Thursday night, a crowd will gather at the steps of the Michigan State Capitol Building. They won’t be there to hear a political stump speech though, it is poetry that brings these people together.
It’s a powerful image. Someone standing up and speaking in front of a capitol building. Whether fictional, like Charlie Chaplin…
[Audio from the final speech of Chaplin's THE GREAT DICTATOR]
Or real, as in JFK’s inauguration…
[Audio from JFK's "We choose to go to the moon..." portion of his Inauguration speech]
Rina Risper of the New Citizen’s Press wants to give you that same opportunity on the Michigan State Capitol steps in Lansing.
"Some people just get up there and say a quote because they want to be on the Capitol steps and they want to get their photo opportunity in," explains Risper, "but that's what we're there for. We're there to make you feel like you are part of the city of Lansing."
This free event at the Capitol Thursday night is the 11th annual Poetry in the City. But Risper explains that the rules are pretty strict to participate.
"You have three minutes. No profanity or offensive language. Your three minutes... get your camera ready, and then you're down and the next person's up."
The Lansing-based Poetry in the City used to be Poetry in the Parks, thanks to one individual who now works for Michigan’s Department of Natural Resources, but he will be celebrated during Thursday night’s gathering.
"So, we are honoring Murdock Jemerson, who used to be over Lansing Parks and Recreation," says Risper "and what we did was call him to the Turner-Dodge House because that was one of the places we wanted to have a poetry reading. And I just stood up and started doing poetry and he was so surprised that he said 'Sure! Let's go ahead and do it!' And when I called him, 11 years later, he was very surprised that I still remembered that he was the impetus for us getting started. He was just really appreciative that we're going to be honoring him at the 11th annual Poetry in the City."
[Audio from 2016's Poetry in the City event.]
"We invite everyone to do a poem, even if it's 'Twinkle Twinkle, Little Star!'" says Risper. "We don't care, just as long as you get up there. The most amazing thing about Poetry in the City is that it goes from 2nd Grade on up. If you have a three-year-old recite something, we want to see the three-year old."
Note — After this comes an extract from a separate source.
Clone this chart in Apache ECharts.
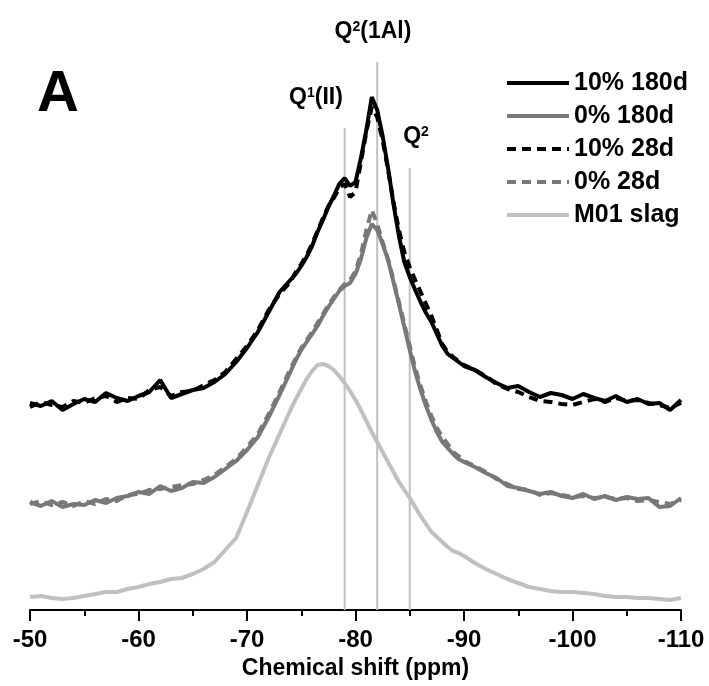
<!DOCTYPE html>
<html>
<head>
<meta charset="utf-8">
<script src="https://cdn.jsdelivr.net/npm/echarts@6/dist/echarts.min.js"></script>
<style>
html,body{margin:0;padding:0;background:#fff;}
#chart{width:709px;height:686px;}
</style>
</head>
<body>
<div id="chart"></div>
<script>
// Chemical shift (ppm) sample points
const shifts = [
  -50,-51,-52,-53,-54,-55,-56,-57,-58,-59,-60,-61,-62,-63,-64,-65,-66,-67,-68,-69,-70,-71,-72,-73,
  -74,-74.5,-75,-75.5,-76,-76.5,-77,-77.5,-78,-78.5,-79,-79.5,-80,-80.5,-81,-81.5,-82,-82.5,-83,-83.5,-84,-84.5,-85,-85.5,-86,-86.5,-87,-87.5,-88,-88.5,-89,-89.5,-90,
  -91,-92,-93,-94,-95,-96,-97,-98,-99,-100,-101,-102,-103,-104,-105,-106,-107,-108,-109,-110
];
// Stacked intensities (arbitrary units, vertically offset as in the figure)
const tenPct180d = [
  199,196,201,192,198,203,200,209,204,201,206,210,222,204,208,212,214,220,228,240,254,270,290,310,
  322,328,336,345,356,370,382,395,406,418,424,416,420,444,472,505,492,466,434,398,366,340,325,312,300,289,280,268,256,248,244,240,236,
  232,225,219,214,216,210,205,209,207,203,208,204,201,206,200,203,198,199,192,202
];
const zeroPct180d = [
  100,96,101,95,98,97,102,99,104,106,110,108,116,111,114,120,119,125,133,141,152,165,185,207,
  230,242,252,260,268,276,286,295,303,311,316,319,328,343,364,378,372,358,342,320,298,275,252,230,212,196,182,170,160,154,148,143,140,
  135,129,124,116,114,111,108,110,106,104,108,103,106,102,105,103,104,95,96,104
];
const tenPct28d = [
  195,200,197,195,201,199,204,206,200,204,203,212,215,206,210,211,217,222,230,243,256,272,292,308,
  320,330,338,347,358,371,384,396,404,414,418,405,410,440,470,495,485,462,432,400,372,350,335,322,310,298,286,272,258,250,245,241,237,
  232,226,218,213,210,205,201,200,198,197,200,203,200,204,201,202,199,197,194,199
];
const zeroPct28d = [
  98,101,97,100,96,101,98,103,101,107,108,112,113,115,117,118,122,127,135,143,155,168,188,210,
  233,244,254,262,270,279,288,297,305,312,318,322,331,348,372,392,378,360,343,322,300,278,256,234,216,200,186,174,165,158,150,146,141,
  136,130,123,118,113,112,107,109,107,105,106,104,105,103,104,101,102,100,98,102
];
const m01Slag = [
  5,6,4,3,4,6,8,10,10,13,15,18,20,23,24,28,33,40,52,64,90,117,144,168,
  192,203,213,223,231,237,238,236,232,226,219,211,202,192,181,170,160,150,140,130,120,112,104,95,86,78,70,65,60,55,51,49,46,
  39,33,28,23,19,15,13,11,10,10,9,8,6,5,5,4,4,3,2,4
];
// Reference peak positions and heights of the marker lines
const refShifts = [-79, -82, -85];
const refTops = [474, 540, 434];
const xTicks = { min: -110, max: -50, interval: 10 };

const seriesDefs = [
  { name: 'M01 slag', vals: m01Slag, color: '#c0c0c0', type: 'solid' },
  { name: '0% 28d', vals: zeroPct28d, color: '#787878', type: [9, 6] },
  { name: '0% 180d', vals: zeroPct180d, color: '#787878', type: 'solid' },
  { name: '10% 28d', vals: tenPct28d, color: '#000000', type: [9, 6] },
  { name: '10% 180d', vals: tenPct180d, color: '#000000', type: 'solid' }
];
const legendOrder = ['10% 180d', '0% 180d', '10% 28d', '0% 28d', 'M01 slag'];

const FONT = 'Arial, "Liberation Sans", sans-serif';
const series = [];
refShifts.forEach((x, i) => {
  series.push({
    name: 'ref' + i, type: 'line', silent: true, symbol: 'none', z: 1,
    data: [[x, -8], [x, refTops[i]]],
    lineStyle: { color: '#c0c0c0', width: 2 }
  });
});
seriesDefs.forEach(s => {
  series.push({
    name: s.name, type: 'line', symbol: 'none', z: 3,
    data: shifts.map((x, i) => [x, s.vals[i]]),
    lineStyle: { color: s.color, width: 4, type: s.type },
    itemStyle: { color: s.color }
  });
});

const richLbl = {
  b: { fontFamily: FONT, fontWeight: 'bold', fontSize: 23, color: '#000' },
  s: { fontFamily: FONT, fontWeight: 'bold', fontSize: 14, color: '#000', verticalAlign: 'top' }
};

const chart = echarts.init(document.getElementById('chart'), null, { renderer: 'canvas' });
chart.setOption({
  animation: false,
  backgroundColor: '#fff',
  grid: { left: 30, right: 28, top: 60, bottom: 76 },
  xAxis: {
    type: 'value', min: xTicks.min, max: xTicks.max, interval: xTicks.interval, inverse: true,
    name: 'Chemical shift (ppm)', nameLocation: 'middle', nameGap: 44,
    nameTextStyle: { fontFamily: FONT, fontWeight: 'bold', fontSize: 23, color: '#000' },
    axisLine: { onZero: false, lineStyle: { color: '#000', width: 2 } },
    axisTick: { show: true, length: 11, lineStyle: { color: '#000', width: 2 } },
    minorTick: { show: true, splitNumber: 2, length: 6, lineStyle: { color: '#000', width: 2 } },
    axisLabel: { fontFamily: FONT, fontWeight: 'bold', fontSize: 24, color: '#000', margin: 18 },
    splitLine: { show: false }
  },
  yAxis: { type: 'value', min: -8, max: 542, show: false },
  legend: {
    data: legendOrder, orient: 'vertical', left: 500, top: 65,
    itemWidth: 62, itemHeight: 14, itemGap: 7,
    itemStyle: { opacity: 0 },
    lineStyle: { width: 4 },
    textStyle: { fontFamily: FONT, fontWeight: 'bold', fontSize: 25, color: '#000', lineHeight: 26 }
  },
  graphic: [
    { type: 'text', left: 37, top: 66, style: { text: 'A', font: 'bold 58px ' + FONT, fill: '#000' } },
    { type: 'text', x: 373, y: 32, style: { text: '{b|Q}{s|2}{b|(1Al)}', rich: richLbl, textAlign: 'center', textVerticalAlign: 'middle' } },
    { type: 'text', x: 316, y: 98, style: { text: '{b|Q}{s|1}{b|(II)}', rich: richLbl, textAlign: 'center', textVerticalAlign: 'middle' } },
    { type: 'text', x: 416, y: 137, style: { text: '{b|Q}{s|2}', rich: richLbl, textAlign: 'center', textVerticalAlign: 'middle' } }
  ],
  series: series
});
</script>
</body>
</html>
"One of the most interesting things that I've seen is when poets come and perform and they do Black Lives Matter poems, or police brutality poems and we have a Michigan State Police Officer standing to, you know, guard over the poetry reading. But what happens is in my mind, I'm thinking to myself, 'I'm black and I have a father who was a police officer.' So, last year, I was inspired to do a poem about being black and having a father who was a police officer and how that dynamic may impact, you know, the way people perceive the relationships that are currently occurring in society right now."
But has Rina Risper read that poem anywhere yet?
"No." she chuckles, "Not yet."
The 11th annual Poetry in the City takes place Thursday night from 7 till 9, rain or shine on the steps of the Michigan State Capitol Building. The event is free, and organizer Rina Risper of the New Citizen’s Press recommends bringing your own blankets or chairs.